Alvin Mitchell

No. 49
- Position: Defensive back

Personal information
- Born: October 18, 1943 (age 82) Philadelphia, Pennsylvania, U.S.
- Listed height: 6 ft 3 in (1.91 m)
- Listed weight: 195 lb (88 kg)

Career information
- High school: Simon Gratz (Philadelphia)
- College: Morgan State (1964–1967)
- NFL draft: 1968: 10th round, 267th overall pick

Career history
- Cleveland Browns (1968–1969); Buffalo Bills (1970)*; Denver Broncos (1970);
- * Offseason and/or practice squad member only
- Stats at Pro Football Reference

= Alvin Mitchell (defensive back) =

American football player (born 1943)

Alvin Eugene Mitchell (born October 18, 1943) is an American former professional football player who was a defensive back for three seasons in the National Football League (NFL) with the Cleveland Browns and Denver Broncos. He was selected by the Browns in the tenth round of the 1968 NFL/AFL draft after playing college football for the Morgan State Bears.
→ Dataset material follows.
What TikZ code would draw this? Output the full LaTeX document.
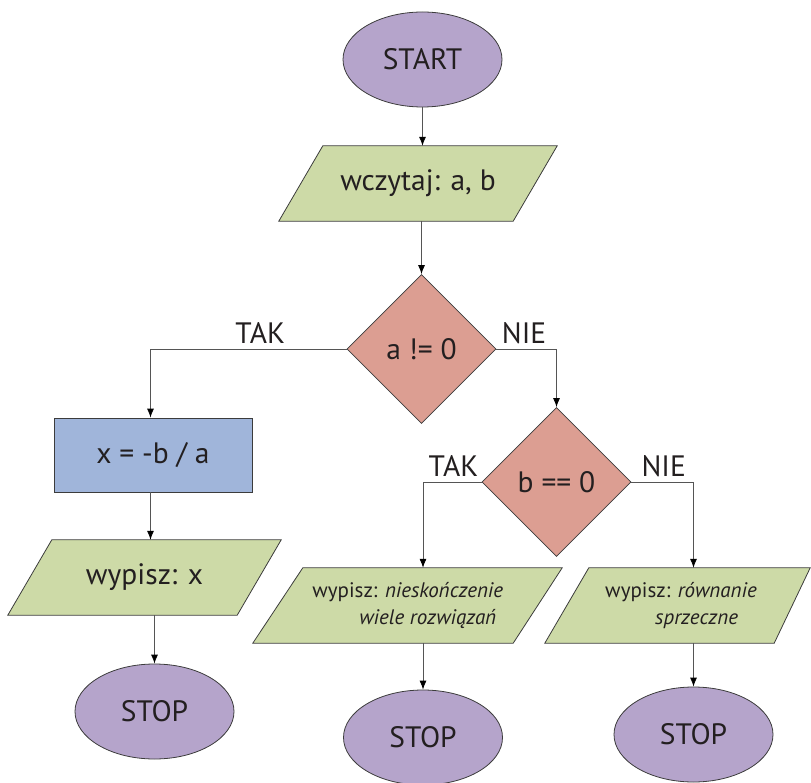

==Early life and college==
Alvin Eugene Mitchell was born October 18, 1943, in Philadelphia, Pennsylvania. He attended Simon Gratz High School in Philadelphia.

He was a four-year letterman at Morgan State University from 1964 to 1967.

==Professional career==
Mitchell was selected by the Cleveland Browns in the 10th round, with the 267th overall pick, of the 1968 NFL draft. He played in 12 games for the Browns during his rookie year in 1968. He also appeared in two playoff games that season. He played in all 14 games during the 1969 season and also two playoff games.

Mitchell was traded to the Buffalo Bills in 1970 for an undisclosed draft pick but was later waived.

He was claimed off waivers by the Denver Broncos and played in two games, starting one, for the team during the 1970 season.